Physical characteristics
- Source: Rabbit Lake
- • coordinates: 47°01′41″N 79°35′15″W﻿ / ﻿47.02806°N 79.58750°W
- • elevation: 288 m (945 ft)
- Mouth: Lake Timiskaming
- • coordinates: 47°07′45″N 79°27′41″W﻿ / ﻿47.12917°N 79.46139°W
- • elevation: 178 m (584 ft)
- Length: 19.7 km (12.2 mi)

= Matabitchuan River =

The Matabitchuan River is a river in Nipissing and Timiskaming Districts, Ontario, Canada.

==Hydrology==
The river begins at Rabbit Lake in Nipissing District at an elevation of 288 m. It flows northeast over Rabbit Lake Dam and through Rabbit Chute to take in the left tributary Lorrain Creek. The river continues northeast, passing into Timiskaming District, to Fourbass Lake at an elevation of 274 m and then empties into the west side of Lake Timiskaming, 1 km south of the mouth of the Montreal River.
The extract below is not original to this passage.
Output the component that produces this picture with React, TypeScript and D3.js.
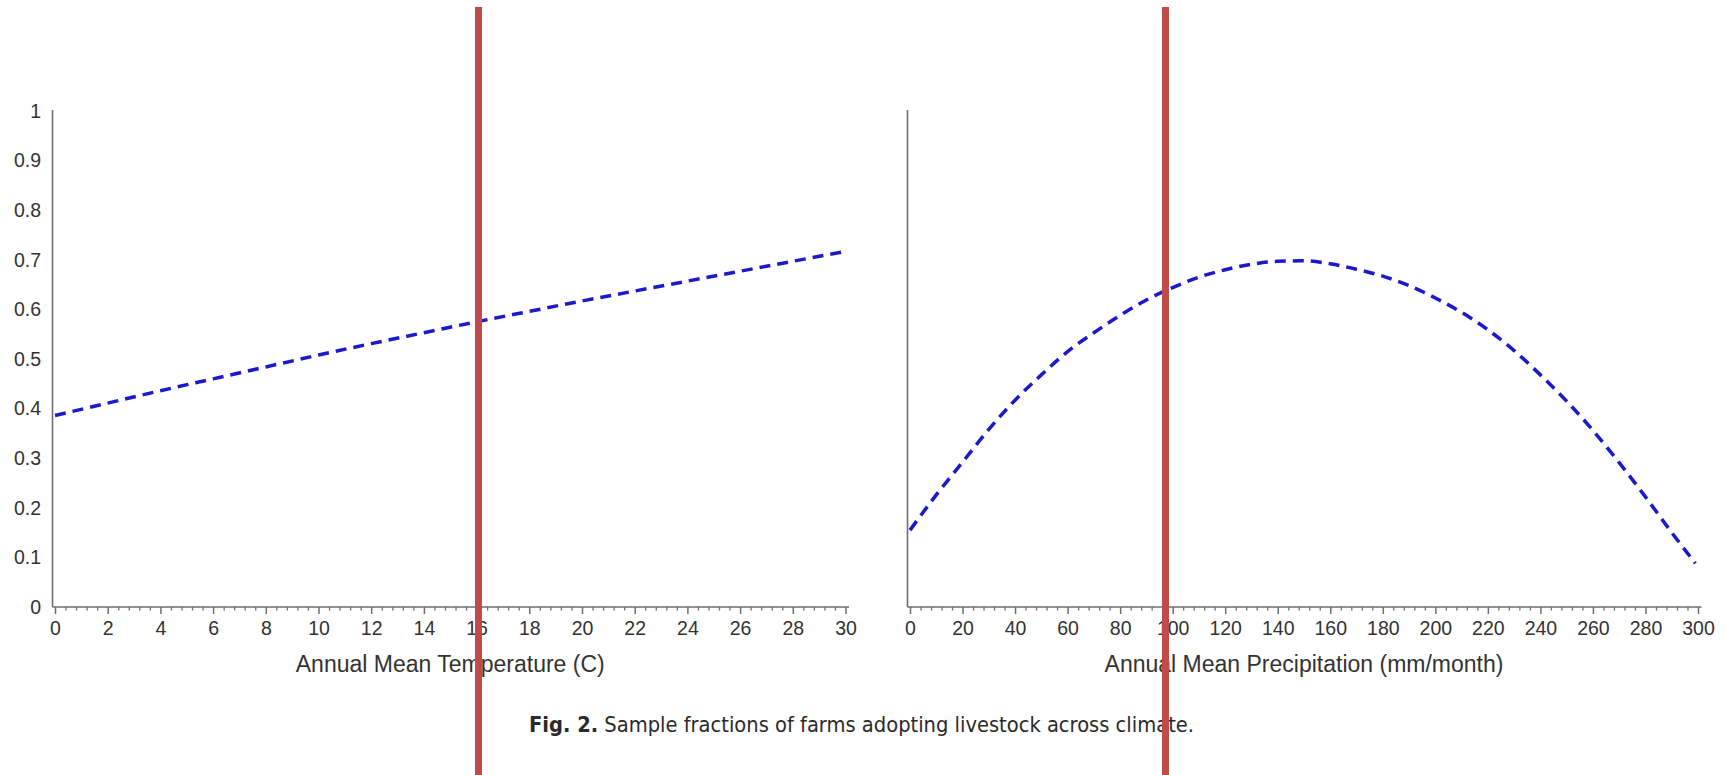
import React, { useRef, useEffect } from 'react';
import * as d3 from 'd3';

// Annual mean temperature (C) vs. share of farms with livestock
const tempValues = [0, 2, 4, 6, 8, 10, 12, 14, 16, 18, 20, 22, 24, 26, 28, 30];
const tempShare = [0.386, 0.411, 0.436, 0.46, 0.484, 0.508, 0.531, 0.553, 0.575, 0.596, 0.617, 0.637, 0.657, 0.677, 0.697, 0.717];

// Annual mean precipitation (mm/month) vs. share of farms with livestock
const precipValues = [0, 10, 20, 30, 40, 50, 60, 70, 80, 90, 100, 110, 120, 130, 140, 150, 160, 170, 180, 190, 200, 210, 220, 230, 240, 250, 260, 270, 280, 290, 299];
const precipShare = [0.155, 0.226, 0.292, 0.358, 0.417, 0.468, 0.515, 0.553, 0.588, 0.619, 0.644, 0.665, 0.68, 0.691, 0.697, 0.698, 0.692, 0.681, 0.667, 0.648, 0.623, 0.594, 0.559, 0.517, 0.468, 0.415, 0.356, 0.291, 0.222, 0.15, 0.088];

const tempTicks = [0, 2, 4, 6, 8, 10, 12, 14, 16, 18, 20, 22, 24, 26, 28, 30];
const precipTicks = [0, 20, 40, 60, 80, 100, 120, 140, 160, 180, 200, 220, 240, 260, 280, 300];
const shareTicks = [0, 0.1, 0.2, 0.3, 0.4, 0.5, 0.6, 0.7, 0.8, 0.9, 1];
const shareLabels = ['0', '0.1', '0.2', '0.3', '0.4', '0.5', '0.6', '0.7', '0.8', '0.9', '1'];

const axisTitles = ['Annual Mean Temperature (C)', 'Annual Mean Precipitation (mm/month)'];
const captionLead = 'Fig. 2.';
const captionRest = ' Sample fractions of farms adopting livestock across climate.';

const W = 1726;
const H = 775;
const FONT = '"Liberation Sans", Arial, Helvetica, sans-serif';
const AXIS_COLOR = '#6f6f6f';
const TEXT_COLOR = '#333';
const TICK_FONT = 19.5;

const ClimateCharts = () => {
    const svgRef = useRef<SVGSVGElement | null>(null);

    useEffect(() => {
        const svg = d3.select(svgRef.current);
        svg.selectAll('*').remove();

        const yScale = d3.scaleLinear().domain([0, 1]).range([607, 111]);

        const panels = [
            {
                x: d3.scaleLinear().domain([0, 30]).range([55, 845.5]),
                xs: tempValues,
                ys: tempShare,
                ticks: tempTicks,
                minorStep: 0.4,
                title: axisTitles[0],
                showY: true,
            },
            {
                x: d3.scaleLinear().domain([0, 300]).range([910, 1698]),
                xs: precipValues,
                ys: precipShare,
                ticks: precipTicks,
                minorStep: 4,
                title: axisTitles[1],
                showY: false,
            },
        ];

        panels.forEach((p) => {
            const g = svg.append('g');
            const [r0, r1] = p.x.range();
            const ax = r0 - 2.5;
            const [d0, d1] = p.x.domain();

            // axis lines
            g.append('line')
                .attr('x1', ax).attr('x2', ax)
                .attr('y1', yScale(0)).attr('y2', yScale(1) - 1)
                .attr('stroke', AXIS_COLOR).attr('stroke-width', 1.6);
            g.append('line')
                .attr('x1', ax).attr('x2', r1 + 3.5)
                .attr('y1', yScale(0)).attr('y2', yScale(0))
                .attr('stroke', AXIS_COLOR).attr('stroke-width', 1.6);

            // minor ticks
            const minor = d3.range(d0, d1 + 1e-6, p.minorStep)
                .filter((v) => !p.ticks.some((t) => Math.abs(t - v) < 1e-6));
            const gMinor = g.append('g')
                .attr('transform', `translate(0,${yScale(0)})`)
                .call(d3.axisBottom(p.x).tickValues(minor).tickSize(3.5).tickFormat(() => ''));
            gMinor.select('.domain').remove();
            gMinor.selectAll('line').attr('stroke', AXIS_COLOR).attr('stroke-width', 1.3);

            // major ticks + labels
            const gMajor = g.append('g')
                .attr('transform', `translate(0,${yScale(0)})`)
                .call(d3.axisBottom(p.x).tickValues(p.ticks).tickSize(7).tickPadding(7).tickFormat(d3.format('d')));
            gMajor.select('.domain').remove();
            gMajor.attr('font-size', null).attr('font-family', null);
            gMajor.selectAll('line').attr('stroke', AXIS_COLOR).attr('stroke-width', 1.5);
            gMajor.selectAll('text')
                .attr('font-size', TICK_FONT).attr('font-family', FONT).attr('fill', TEXT_COLOR);

            if (p.showY) {
                const gy = g.append('g')
                    .attr('transform', `translate(${ax},0)`)
                    .call(d3.axisLeft(yScale).tickValues(shareTicks).tickSize(0).tickPadding(11.5)
                        .tickFormat((_, i) => shareLabels[i]));
                gy.select('.domain').remove();
                gy.attr('font-size', null).attr('font-family', null);
                gy.selectAll('text')
                    .attr('font-size', TICK_FONT).attr('font-family', FONT).attr('fill', TEXT_COLOR);
            }

            // axis title
            g.append('text')
                .attr('x', (r0 + r1) / 2)
                .attr('y', 672)
                .attr('text-anchor', 'middle')
                .attr('font-size', 23)
                .attr('font-family', FONT)
                .attr('fill', TEXT_COLOR)
                .text(p.title);

            // fitted curve
            const pts: [number, number][] = p.xs.map((v, i) => [v, p.ys[i]]);
            const line = d3.line<[number, number]>()
                .x((d) => p.x(d[0]))
                .y((d) => yScale(d[1]))
                .curve(d3.curveMonotoneX);
            g.append('path')
                .datum(pts)
                .attr('d', line)
                .attr('fill', 'none')
                .attr('stroke', '#1a1acc')
                .attr('stroke-width', 3.5)
                .attr('stroke-dasharray', '11,7');
        });

        // caption
        const cap = svg.append('text')
            .attr('x', 529)
            .attr('y', 732)
            .attr('font-size', 22)
            .attr('font-family', '"Liberation Sans Narrow", "DejaVu Sans Condensed", "Liberation Sans", sans-serif')
            .attr('fill', '#2a2a2a')
            .attr('textLength', 665)
            .attr('lengthAdjust', 'spacingAndGlyphs');
        cap.append('tspan').attr('font-weight', 'bold').text(captionLead);
        cap.append('tspan').text(captionRest);

        // red marker bars overlaid on the figure
        svg.append('g')
            .selectAll('rect')
            .data([475, 1162])
            .join('rect')
            .attr('x', (d) => d)
            .attr('y', 7)
            .attr('width', 7)
            .attr('height', H - 7)
            .attr('fill', '#c04b48');
    }, []);

    return (
        <svg
            ref={svgRef}
            width={W}
            height={H}
            style={{ position: 'absolute', left: 0, top: 0, background: '#fff' }}
        ></svg>
    );
};

export default function App() {
    return <ClimateCharts />;
}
A dam controls the outflow of Fourbass Lake, and some of the water from the lake is diverted through a penstock from a point southeast of the river outflow to the Ontario Power Generation Matabitchuan Generating Station. Highway 567 leads from the community of North Cobalt (in Temiskaming Shores) to the nearby Lower Notch generating station.